The irony of certifications in the Java space is that it is actually the lowest level ones which I think are the most useful.
I have the old Sun Certified Java Programmer for example (the lowest one you can have). While it doesn't really teach you anything that any decent programmer couldn't learn by doing Java tutorials for a few weeks, it does act as a simple filter. To pass it, you simply have to know basic core Java - in this sense, it's probably a somewhat useful filter for junior roles where you're looking for a straight up Java programmer. If they have it, it means they know basic Java.

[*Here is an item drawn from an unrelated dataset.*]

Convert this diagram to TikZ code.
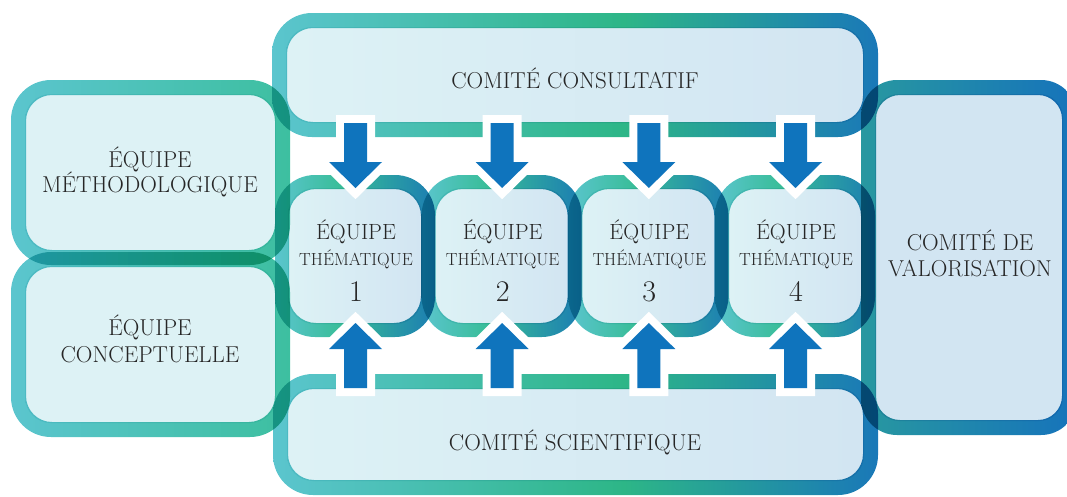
\documentclass[tikz,border=0pt]{standalone}
\usepackage{fontspec}
\definecolor{cyanB}{HTML}{5BC5CE}
\definecolor{greenB}{HTML}{3DBFA0}
\definecolor{greenC}{HTML}{2DB687}
\definecolor{blueC}{HTML}{1A78B8}
\definecolor{greenT}{HTML}{38BD97}
\definecolor{blueT}{HTML}{1C7DB2}
\definecolor{tealV}{HTML}{2898A0}
\definecolor{blueV}{HTML}{1673BB}
\definecolor{fillA}{HTML}{DDF2F5}
\definecolor{fillB}{HTML}{D2E5F2}
\definecolor{arrowblue}{HTML}{0F74BD}
\definecolor{txt}{HTML}{262626}
\pgfdeclarehorizontalshading{ringside}{100bp}{color(0bp)=(cyanB); color(25bp)=(cyanB); color(75bp)=(greenB); color(100bp)=(greenB)}
\pgfdeclarehorizontalshading{ringcomite}{100bp}{color(0bp)=(cyanB); color(25bp)=(cyanB); color(54bp)=(greenC); color(75bp)=(blueC); color(100bp)=(blueC)}
\pgfdeclarehorizontalshading{ringteam}{100bp}{color(0bp)=(cyanB); color(25bp)=(cyanB); color(46bp)=(greenT); color(75bp)=(blueT); color(100bp)=(blueT)}
\pgfdeclarehorizontalshading{ringval}{100bp}{color(0bp)=(tealV); color(25bp)=(tealV); color(75bp)=(blueV); color(100bp)=(blueV)}
% #1 x1 #2 y1 #3 x2 #4 y2 #5 shading #6 outer r #7 inner r #8 width
\newcommand\myring[8]{%
  \shade[shading=#5, even odd rule]
    [rounded corners=#6] (#1,#2) rectangle (#3,#4)
    [rounded corners=#7] ({#1+#8},{#2+#8}) rectangle ({#3-#8},{#4-#8});}
% #1 x1 #2 y1 #3 x2 #4 y2 #5 left fill #6 right fill #7 inner r #8 width
\newcommand\myfill[8]{%
  \shade[left color=#5, right color=#6, rounded corners=#7]
    ({#1+#8-1},{#2+#8-1}) rectangle ({#3-#8+1},{#4-#8+1});}
\newcommand\mydownarrow[1]{%
  ({#1-11.5},123) -- ({#1+11.5},123) -- ({#1+11.5},162) -- ({#1+26.5},162) -- (#1,188) -- ({#1-26.5},162) -- ({#1-11.5},162) -- cycle}
\newcommand\myuparrow[1]{%
  ({#1-11.5},388) -- ({#1+11.5},388) -- ({#1+11.5},349) -- ({#1+26.5},349) -- (#1,323) -- ({#1-26.5},349) -- ({#1-11.5},349) -- cycle}
\tikzset{
  arrowhalo/.style={draw=white, line width=16pt, line join=miter, miter limit=4},
  arrowbody/.style={fill=arrowblue},
  boxtxt/.style={text=txt, anchor=base, inner sep=0pt, font=\fontsize{23pt}{27pt}\selectfont},
  comtxt/.style={text=txt, anchor=base, inner sep=0pt, font=\fontsize{23pt}{27pt}\selectfont},
  teamtxt/.style={text=txt, anchor=base, inner sep=0pt, font=\fontsize{22pt}{26pt}\selectfont},
  thematxt/.style={text=txt, anchor=base, inner sep=0pt, font=\fontsize{17.5pt}{20pt}\selectfont},
  numtxt/.style={text=txt, anchor=base, inner sep=0pt, font=\fontsize{30pt}{34pt}\selectfont},
}
\begin{document}
\begin{tikzpicture}[x=1pt,y=-1pt]
\useasboundingbox (0,0) rectangle (1067,496);
\clip (0,0) rectangle (1067,496);
% fills
\myfill{11}{80}{290}{265}{fillA}{fillA}{26pt}{15}
\myfill{11}{252}{290}{437}{fillA}{fillA}{26pt}{15}
\myfill{272}{13}{878}{137}{fillA}{fillB}{26pt}{15}
\myfill{273}{374}{878}{495}{fillA}{fillB}{26pt}{15}
\myfill{861}{80}{1077}{435}{fillB}{fillB}{24pt}{15}
\foreach \xl in {275,421.667,568.333,715}{
  \myfill{\xl}{175}{\xl+160}{337}{fillA}{fillB}{27pt}{14}
}
% rings
\begin{scope}[blend mode=multiply]
\myring{11}{80}{290}{265}{ringside}{40pt}{26pt}{15}
\myring{11}{252}{290}{437}{ringside}{40pt}{26pt}{15}
\myring{272}{13}{878}{137}{ringcomite}{40pt}{26pt}{15}
\myring{273}{374}{878}{495}{ringcomite}{40pt}{26pt}{15}
\myring{861}{80}{1077}{435}{ringval}{36pt}{24pt}{15}
\foreach \xl in {275,421.667,568.333,715}{
  \myring{\xl}{175}{\xl+160}{337}{ringteam}{40pt}{27pt}{14}
}
\end{scope}
% arrows
\foreach \cx in {355.5,502.167,648.833,795.5}{
  \path[arrowhalo] \mydownarrow{\cx};
  \path[arrowbody] \mydownarrow{\cx};
  \path[arrowhalo] \myuparrow{\cx};
  \path[arrowbody] \myuparrow{\cx};
}
% texts
\node[boxtxt] (meth1) at (150,167) {ÉQUIPE};
\node[boxtxt] (meth2) at (150,192) {MÉTHODOLOGIQUE};
\node[boxtxt] (conc1) at (150,335) {ÉQUIPE};
\node[boxtxt] (conc2) at (150,362) {CONCEPTUELLE};
\node[comtxt] (cons) at (575,88) {COMITÉ CONSULTATIF};
\node[comtxt] (scie) at (575,450) {COMITÉ SCIENTIFIQUE};
\node[boxtxt] (valo1) at (970,250) {COMITÉ DE};
\node[boxtxt] (valo2) at (970,276) {VALORISATION};
\foreach \cx/\n in {356/1,502.667/2,649.333/3,796/4}{
  \node[teamtxt] (teq\n) at (\cx,239) {ÉQUIPE};
  \node[thematxt] (tth\n) at (\cx,265) {THÉMATIQUE};
  \node[numtxt] (tnum\n) at (\cx,301) {\n};
}
\end{tikzpicture}
\end{document}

I've never done any higher certifications than this - but to be honest, from experience I've found that most architects get there by becoming seniors and team leaders and getting promoted in the company simply by being good at what they do. I can't really imagine any of the Java companies I've worked at hiring someone for an architect role off the street. It's essentially in-house senior developers and team leaders who eventually got an architecture role.
At any rate, I think what's important is showing an aptitude for high level system architecture and design by taking ownership of large tasks which exercise these skills. It will probably, in some way, involve being a lower level team lead first. Proven team leading and "architecture-like" high level system design experience goes a much longer way than any certification at this level.
Note: I'm not an architect myself (or even a team lead), but this is what I've observed for over 10 years in various companies. The people who end up architects are people who know how to take ownership of large tasks, lead teams, and get things done. And I don't know any who even had any Java certifications at all.